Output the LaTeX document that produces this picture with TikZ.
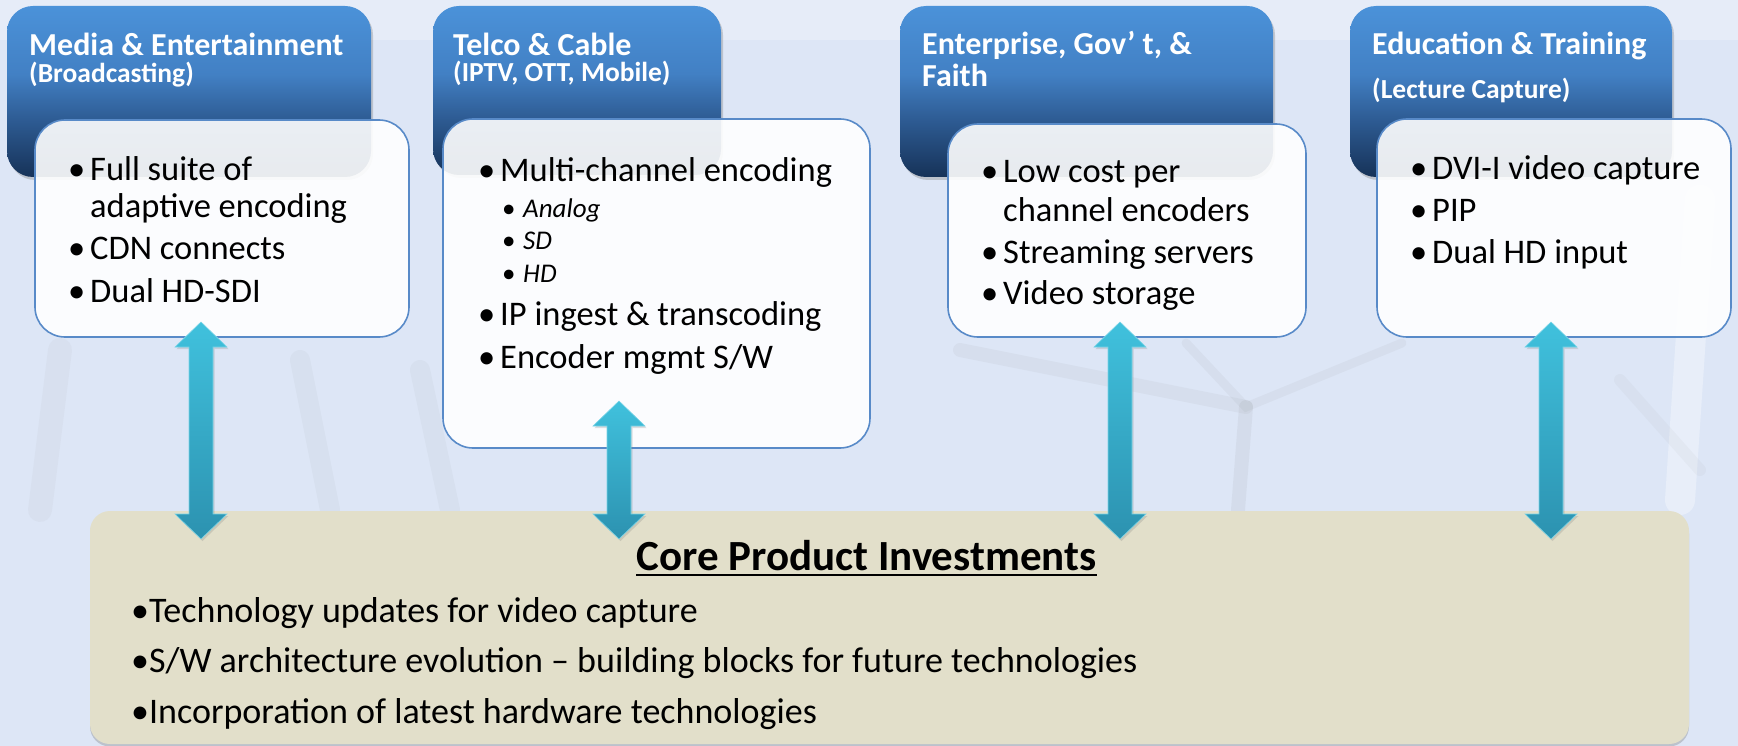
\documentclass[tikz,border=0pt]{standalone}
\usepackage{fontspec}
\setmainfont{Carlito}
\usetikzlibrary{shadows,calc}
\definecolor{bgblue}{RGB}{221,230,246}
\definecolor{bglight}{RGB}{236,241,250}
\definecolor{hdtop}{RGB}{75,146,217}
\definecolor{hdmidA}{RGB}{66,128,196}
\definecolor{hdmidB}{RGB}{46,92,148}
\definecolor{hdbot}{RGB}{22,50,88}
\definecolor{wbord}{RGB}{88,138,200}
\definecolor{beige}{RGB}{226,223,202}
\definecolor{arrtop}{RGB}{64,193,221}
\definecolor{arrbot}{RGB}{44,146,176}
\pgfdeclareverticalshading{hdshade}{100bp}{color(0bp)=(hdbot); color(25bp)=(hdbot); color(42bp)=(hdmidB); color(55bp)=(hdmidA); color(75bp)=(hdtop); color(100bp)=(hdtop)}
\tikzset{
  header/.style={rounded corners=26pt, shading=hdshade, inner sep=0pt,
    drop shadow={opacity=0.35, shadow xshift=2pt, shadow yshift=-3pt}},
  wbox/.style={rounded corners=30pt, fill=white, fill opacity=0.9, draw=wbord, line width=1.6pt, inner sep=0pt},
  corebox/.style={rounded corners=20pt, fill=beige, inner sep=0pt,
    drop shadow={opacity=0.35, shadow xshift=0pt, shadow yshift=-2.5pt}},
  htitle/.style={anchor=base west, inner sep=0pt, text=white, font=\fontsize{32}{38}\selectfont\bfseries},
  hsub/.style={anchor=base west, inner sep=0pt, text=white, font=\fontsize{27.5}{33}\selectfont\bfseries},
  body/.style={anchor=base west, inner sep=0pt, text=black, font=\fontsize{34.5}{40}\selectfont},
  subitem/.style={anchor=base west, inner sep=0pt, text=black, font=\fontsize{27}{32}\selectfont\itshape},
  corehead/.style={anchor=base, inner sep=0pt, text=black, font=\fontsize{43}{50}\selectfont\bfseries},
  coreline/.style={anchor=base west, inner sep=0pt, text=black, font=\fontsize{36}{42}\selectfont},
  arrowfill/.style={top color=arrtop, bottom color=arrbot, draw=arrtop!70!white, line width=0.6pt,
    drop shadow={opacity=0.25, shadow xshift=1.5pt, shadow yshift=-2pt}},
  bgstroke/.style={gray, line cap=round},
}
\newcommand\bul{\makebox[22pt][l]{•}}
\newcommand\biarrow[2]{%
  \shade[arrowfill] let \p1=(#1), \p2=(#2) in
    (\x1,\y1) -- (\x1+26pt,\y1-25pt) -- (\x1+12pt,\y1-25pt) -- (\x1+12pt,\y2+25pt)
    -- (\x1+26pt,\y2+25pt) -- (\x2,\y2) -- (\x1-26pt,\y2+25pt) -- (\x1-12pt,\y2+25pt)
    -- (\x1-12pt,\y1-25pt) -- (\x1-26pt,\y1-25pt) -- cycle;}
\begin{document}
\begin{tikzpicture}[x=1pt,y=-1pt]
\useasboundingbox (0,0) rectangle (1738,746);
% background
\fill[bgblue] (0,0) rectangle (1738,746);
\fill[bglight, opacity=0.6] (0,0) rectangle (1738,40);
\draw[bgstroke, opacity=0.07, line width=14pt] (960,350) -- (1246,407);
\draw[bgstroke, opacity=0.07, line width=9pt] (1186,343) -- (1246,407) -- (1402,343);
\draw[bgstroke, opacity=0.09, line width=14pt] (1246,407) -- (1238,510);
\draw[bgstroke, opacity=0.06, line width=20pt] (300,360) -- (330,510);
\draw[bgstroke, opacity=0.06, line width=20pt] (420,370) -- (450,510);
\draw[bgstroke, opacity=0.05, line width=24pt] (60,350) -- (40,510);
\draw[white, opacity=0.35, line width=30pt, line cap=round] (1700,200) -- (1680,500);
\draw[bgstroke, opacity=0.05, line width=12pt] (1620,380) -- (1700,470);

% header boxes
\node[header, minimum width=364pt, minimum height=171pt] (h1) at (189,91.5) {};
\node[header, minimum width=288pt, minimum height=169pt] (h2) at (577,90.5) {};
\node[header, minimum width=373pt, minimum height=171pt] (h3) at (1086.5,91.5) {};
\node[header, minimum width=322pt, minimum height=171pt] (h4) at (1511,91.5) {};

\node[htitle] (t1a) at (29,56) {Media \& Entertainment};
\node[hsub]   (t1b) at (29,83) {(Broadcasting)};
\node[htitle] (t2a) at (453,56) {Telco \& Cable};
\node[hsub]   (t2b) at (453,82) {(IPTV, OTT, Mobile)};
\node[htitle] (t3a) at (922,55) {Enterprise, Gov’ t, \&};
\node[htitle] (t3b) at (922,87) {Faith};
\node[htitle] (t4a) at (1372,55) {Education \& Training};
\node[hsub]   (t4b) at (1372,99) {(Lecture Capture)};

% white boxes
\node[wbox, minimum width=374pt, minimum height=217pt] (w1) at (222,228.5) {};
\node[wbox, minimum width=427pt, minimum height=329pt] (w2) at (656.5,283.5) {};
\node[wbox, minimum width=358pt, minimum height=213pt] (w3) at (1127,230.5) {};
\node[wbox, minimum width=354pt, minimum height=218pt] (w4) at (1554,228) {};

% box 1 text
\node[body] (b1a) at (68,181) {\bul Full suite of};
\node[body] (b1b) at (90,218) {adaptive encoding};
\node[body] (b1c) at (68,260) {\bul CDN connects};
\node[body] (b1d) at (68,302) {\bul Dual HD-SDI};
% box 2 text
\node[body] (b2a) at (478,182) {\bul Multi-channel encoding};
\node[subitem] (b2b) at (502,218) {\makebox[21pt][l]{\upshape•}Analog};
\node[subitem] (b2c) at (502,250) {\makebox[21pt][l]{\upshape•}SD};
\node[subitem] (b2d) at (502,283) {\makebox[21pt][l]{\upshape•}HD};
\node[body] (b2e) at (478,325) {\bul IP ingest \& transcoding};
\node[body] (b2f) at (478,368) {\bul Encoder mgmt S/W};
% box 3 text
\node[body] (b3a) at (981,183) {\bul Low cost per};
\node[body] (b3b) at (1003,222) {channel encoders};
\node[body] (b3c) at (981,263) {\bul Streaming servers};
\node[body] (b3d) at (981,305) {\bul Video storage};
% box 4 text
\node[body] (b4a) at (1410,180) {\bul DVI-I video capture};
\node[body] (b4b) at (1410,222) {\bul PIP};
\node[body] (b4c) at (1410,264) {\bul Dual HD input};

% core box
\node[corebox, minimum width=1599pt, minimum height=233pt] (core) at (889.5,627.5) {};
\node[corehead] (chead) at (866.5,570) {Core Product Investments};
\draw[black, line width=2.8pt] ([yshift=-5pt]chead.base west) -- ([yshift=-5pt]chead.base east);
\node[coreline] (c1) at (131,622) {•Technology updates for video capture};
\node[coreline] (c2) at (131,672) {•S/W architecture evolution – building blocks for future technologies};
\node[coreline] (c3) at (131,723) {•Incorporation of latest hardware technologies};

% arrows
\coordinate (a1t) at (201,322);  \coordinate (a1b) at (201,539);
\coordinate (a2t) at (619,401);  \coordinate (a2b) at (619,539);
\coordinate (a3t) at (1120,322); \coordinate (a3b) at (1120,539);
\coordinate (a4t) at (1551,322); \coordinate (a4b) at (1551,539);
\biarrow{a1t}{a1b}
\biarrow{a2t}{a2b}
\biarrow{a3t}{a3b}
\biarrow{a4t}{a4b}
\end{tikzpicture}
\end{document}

----------

● **Set exercise**
Restate the whole of the material word for word without the pictures.

● **Finished answer**
Output the LaTeX document that produces this picture with TikZ.
\documentclass[tikz,border=0pt]{standalone}
\usepackage{fontspec}
\setmainfont{Carlito}
\usetikzlibrary{shadows,calc}
\definecolor{bgblue}{RGB}{221,230,246}
\definecolor{bglight}{RGB}{236,241,250}
\definecolor{hdtop}{RGB}{75,146,217}
\definecolor{hdmidA}{RGB}{66,128,196}
\definecolor{hdmidB}{RGB}{46,92,148}
\definecolor{hdbot}{RGB}{22,50,88}
\definecolor{wbord}{RGB}{88,138,200}
\definecolor{beige}{RGB}{226,223,202}
\definecolor{arrtop}{RGB}{64,193,221}
\definecolor{arrbot}{RGB}{44,146,176}
\pgfdeclareverticalshading{hdshade}{100bp}{color(0bp)=(hdbot); color(25bp)=(hdbot); color(42bp)=(hdmidB); color(55bp)=(hdmidA); color(75bp)=(hdtop); color(100bp)=(hdtop)}
\tikzset{
  header/.style={rounded corners=26pt, shading=hdshade, inner sep=0pt,
    drop shadow={opacity=0.35, shadow xshift=2pt, shadow yshift=-3pt}},
  wbox/.style={rounded corners=30pt, fill=white, fill opacity=0.9, draw=wbord, line width=1.6pt, inner sep=0pt},
  corebox/.style={rounded corners=20pt, fill=beige, inner sep=0pt,
    drop shadow={opacity=0.35, shadow xshift=0pt, shadow yshift=-2.5pt}},
  htitle/.style={anchor=base west, inner sep=0pt, text=white, font=\fontsize{32}{38}\selectfont\bfseries},
  hsub/.style={anchor=base west, inner sep=0pt, text=white, font=\fontsize{27.5}{33}\selectfont\bfseries},
  body/.style={anchor=base west, inner sep=0pt, text=black, font=\fontsize{34.5}{40}\selectfont},
  subitem/.style={anchor=base west, inner sep=0pt, text=black, font=\fontsize{27}{32}\selectfont\itshape},
  corehead/.style={anchor=base, inner sep=0pt, text=black, font=\fontsize{43}{50}\selectfont\bfseries},
  coreline/.style={anchor=base west, inner sep=0pt, text=black, font=\fontsize{36}{42}\selectfont},
  arrowfill/.style={top color=arrtop, bottom color=arrbot, draw=arrtop!70!white, line width=0.6pt,
    drop shadow={opacity=0.25, shadow xshift=1.5pt, shadow yshift=-2pt}},
  bgstroke/.style={gray, line cap=round},
}
\newcommand\bul{\makebox[22pt][l]{•}}
\newcommand\biarrow[2]{%
  \shade[arrowfill] let \p1=(#1), \p2=(#2) in
    (\x1,\y1) -- (\x1+26pt,\y1-25pt) -- (\x1+12pt,\y1-25pt) -- (\x1+12pt,\y2+25pt)
    -- (\x1+26pt,\y2+25pt) -- (\x2,\y2) -- (\x1-26pt,\y2+25pt) -- (\x1-12pt,\y2+25pt)
    -- (\x1-12pt,\y1-25pt) -- (\x1-26pt,\y1-25pt) -- cycle;}
\begin{document}
\begin{tikzpicture}[x=1pt,y=-1pt]
\useasboundingbox (0,0) rectangle (1738,746);
% background
\fill[bgblue] (0,0) rectangle (1738,746);
\fill[bglight, opacity=0.6] (0,0) rectangle (1738,40);
\draw[bgstroke, opacity=0.07, line width=14pt] (960,350) -- (1246,407);
\draw[bgstroke, opacity=0.07, line width=9pt] (1186,343) -- (1246,407) -- (1402,343);
\draw[bgstroke, opacity=0.09, line width=14pt] (1246,407) -- (1238,510);
\draw[bgstroke, opacity=0.06, line width=20pt] (300,360) -- (330,510);
\draw[bgstroke, opacity=0.06, line width=20pt] (420,370) -- (450,510);
\draw[bgstroke, opacity=0.05, line width=24pt] (60,350) -- (40,510);
\draw[white, opacity=0.35, line width=30pt, line cap=round] (1700,200) -- (1680,500);
\draw[bgstroke, opacity=0.05, line width=12pt] (1620,380) -- (1700,470);

% header boxes
\node[header, minimum width=364pt, minimum height=171pt] (h1) at (189,91.5) {};
\node[header, minimum width=288pt, minimum height=169pt] (h2) at (577,90.5) {};
\node[header, minimum width=373pt, minimum height=171pt] (h3) at (1086.5,91.5) {};
\node[header, minimum width=322pt, minimum height=171pt] (h4) at (1511,91.5) {};

\node[htitle] (t1a) at (29,56) {Media \& Entertainment};
\node[hsub]   (t1b) at (29,83) {(Broadcasting)};
\node[htitle] (t2a) at (453,56) {Telco \& Cable};
\node[hsub]   (t2b) at (453,82) {(IPTV, OTT, Mobile)};
\node[htitle] (t3a) at (922,55) {Enterprise, Gov’ t, \&};
\node[htitle] (t3b) at (922,87) {Faith};
\node[htitle] (t4a) at (1372,55) {Education \& Training};
\node[hsub]   (t4b) at (1372,99) {(Lecture Capture)};

% white boxes
\node[wbox, minimum width=374pt, minimum height=217pt] (w1) at (222,228.5) {};
\node[wbox, minimum width=427pt, minimum height=329pt] (w2) at (656.5,283.5) {};
\node[wbox, minimum width=358pt, minimum height=213pt] (w3) at (1127,230.5) {};
\node[wbox, minimum width=354pt, minimum height=218pt] (w4) at (1554,228) {};

% box 1 text
\node[body] (b1a) at (68,181) {\bul Full suite of};
\node[body] (b1b) at (90,218) {adaptive encoding};
\node[body] (b1c) at (68,260) {\bul CDN connects};
\node[body] (b1d) at (68,302) {\bul Dual HD-SDI};
% box 2 text
\node[body] (b2a) at (478,182) {\bul Multi-channel encoding};
\node[subitem] (b2b) at (502,218) {\makebox[21pt][l]{\upshape•}Analog};
\node[subitem] (b2c) at (502,250) {\makebox[21pt][l]{\upshape•}SD};
\node[subitem] (b2d) at (502,283) {\makebox[21pt][l]{\upshape•}HD};
\node[body] (b2e) at (478,325) {\bul IP ingest \& transcoding};
\node[body] (b2f) at (478,368) {\bul Encoder mgmt S/W};
% box 3 text
\node[body] (b3a) at (981,183) {\bul Low cost per};
\node[body] (b3b) at (1003,222) {channel encoders};
\node[body] (b3c) at (981,263) {\bul Streaming servers};
\node[body] (b3d) at (981,305) {\bul Video storage};
% box 4 text
\node[body] (b4a) at (1410,180) {\bul DVI-I video capture};
\node[body] (b4b) at (1410,222) {\bul PIP};
\node[body] (b4c) at (1410,264) {\bul Dual HD input};

% core box
\node[corebox, minimum width=1599pt, minimum height=233pt] (core) at (889.5,627.5) {};
\node[corehead] (chead) at (866.5,570) {Core Product Investments};
\draw[black, line width=2.8pt] ([yshift=-5pt]chead.base west) -- ([yshift=-5pt]chead.base east);
\node[coreline] (c1) at (131,622) {•Technology updates for video capture};
\node[coreline] (c2) at (131,672) {•S/W architecture evolution – building blocks for future technologies};
\node[coreline] (c3) at (131,723) {•Incorporation of latest hardware technologies};

% arrows
\coordinate (a1t) at (201,322);  \coordinate (a1b) at (201,539);
\coordinate (a2t) at (619,401);  \coordinate (a2b) at (619,539);
\coordinate (a3t) at (1120,322); \coordinate (a3b) at (1120,539);
\coordinate (a4t) at (1551,322); \coordinate (a4b) at (1551,539);
\biarrow{a1t}{a1b}
\biarrow{a2t}{a2b}
\biarrow{a3t}{a3b}
\biarrow{a4t}{a4b}
\end{tikzpicture}
\end{document}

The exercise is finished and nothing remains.